__WHAT IS EXPECTED__.
Without including any pictures, write out the listing below exactly.

__SUPPLIED DATA__.

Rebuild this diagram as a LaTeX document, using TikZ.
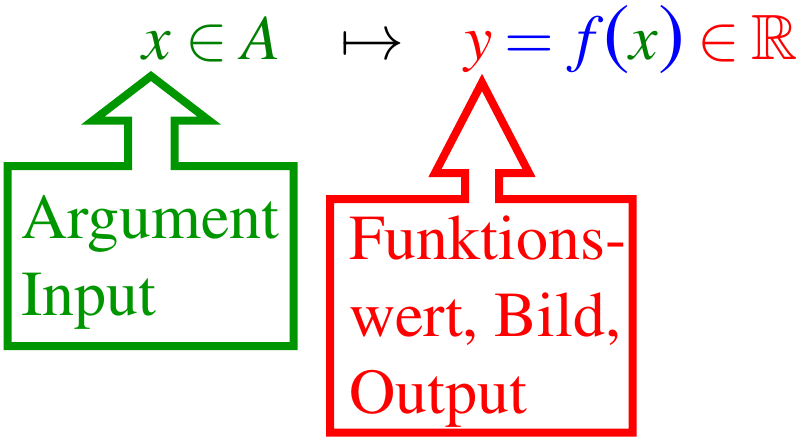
\documentclass[tikz,border=0pt]{standalone}
\usepackage[T1]{fontenc}
\usepackage{amssymb}
\usepackage{mathptmx}
\definecolor{gruen}{RGB}{0,150,0}
\definecolor{dgruen}{RGB}{0,128,0}
\definecolor{rot}{RGB}{255,0,0}
\definecolor{blau}{RGB}{0,0,255}
\newcommand{\klammer}[1]{\mbox{\fontsize{80}{80}\selectfont #1}}
\tikzset{
  rahmen/.style={line width=8pt, line join=miter},
  gross/.style={inner sep=0pt, font=\fontsize{64}{77}\selectfont},
}
\begin{document}
\begin{tikzpicture}[x=1pt, y=-1pt]
    \useasboundingbox (0,0) rectangle (803,437);
    % Zuordnung
    \node[gross, text=dgruen, anchor=base west] (arg) at (142,59) {$x\in A$};
    \node[gross, anchor=base west] (pfeil) at (340,59) {$\mapsto$};
    \node[gross, anchor=base west] (wert) at (464,59)
        {$\thickmuskip=3.4mu\color{rot}y\color{blau}=f\klammer{(}\color{dgruen}x\color{blau}\klammer{)}\color{rot}\in\mathbb{R}$};

    % Argument (gruen)
    \draw[rahmen, gruen] (151,76) -- (209,120.5) -- (174.5,120.5) -- (174.5,166)
        -- (293.5,166) -- (293.5,346) -- (7.5,346) -- (7.5,166) -- (128,166)
        -- (128,120.5) -- (93,120.5) -- cycle;
    \node[gross, text=gruen, anchor=base west, align=left] (eingabe) at (21,315)
        {Argument\\Input};

    % Funktionswert (rot)
    \draw[rahmen, rot] (482,82.5) -- (529,173) -- (499,173) -- (499,199)
        -- (632.5,199) -- (632.5,432.5) -- (330,432.5) -- (330,199) -- (465,199)
        -- (465,173) -- (435,173) -- cycle;
    \node[gross, text=rot, anchor=base west, align=left] (ausgabe) at (349,413)
        {Funktions-\\wert, Bild,\\Output};
\end{tikzpicture}
\end{document}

__OUTPUT BELOW__.
Rebuild this diagram as a LaTeX document, using TikZ.
\documentclass[tikz,border=0pt]{standalone}
\usepackage[T1]{fontenc}
\usepackage{amssymb}
\usepackage{mathptmx}
\definecolor{gruen}{RGB}{0,150,0}
\definecolor{dgruen}{RGB}{0,128,0}
\definecolor{rot}{RGB}{255,0,0}
\definecolor{blau}{RGB}{0,0,255}
\newcommand{\klammer}[1]{\mbox{\fontsize{80}{80}\selectfont #1}}
\tikzset{
  rahmen/.style={line width=8pt, line join=miter},
  gross/.style={inner sep=0pt, font=\fontsize{64}{77}\selectfont},
}
\begin{document}
\begin{tikzpicture}[x=1pt, y=-1pt]
    \useasboundingbox (0,0) rectangle (803,437);
    % Zuordnung
    \node[gross, text=dgruen, anchor=base west] (arg) at (142,59) {$x\in A$};
    \node[gross, anchor=base west] (pfeil) at (340,59) {$\mapsto$};
    \node[gross, anchor=base west] (wert) at (464,59)
        {$\thickmuskip=3.4mu\color{rot}y\color{blau}=f\klammer{(}\color{dgruen}x\color{blau}\klammer{)}\color{rot}\in\mathbb{R}$};

    % Argument (gruen)
    \draw[rahmen, gruen] (151,76) -- (209,120.5) -- (174.5,120.5) -- (174.5,166)
        -- (293.5,166) -- (293.5,346) -- (7.5,346) -- (7.5,166) -- (128,166)
        -- (128,120.5) -- (93,120.5) -- cycle;
    \node[gross, text=gruen, anchor=base west, align=left] (eingabe) at (21,315)
        {Argument\\Input};

    % Funktionswert (rot)
    \draw[rahmen, rot] (482,82.5) -- (529,173) -- (499,173) -- (499,199)
        -- (632.5,199) -- (632.5,432.5) -- (330,432.5) -- (330,199) -- (465,199)
        -- (465,173) -- (435,173) -- cycle;
    \node[gross, text=rot, anchor=base west, align=left] (ausgabe) at (349,413)
        {Funktions-\\wert, Bild,\\Output};
\end{tikzpicture}
\end{document}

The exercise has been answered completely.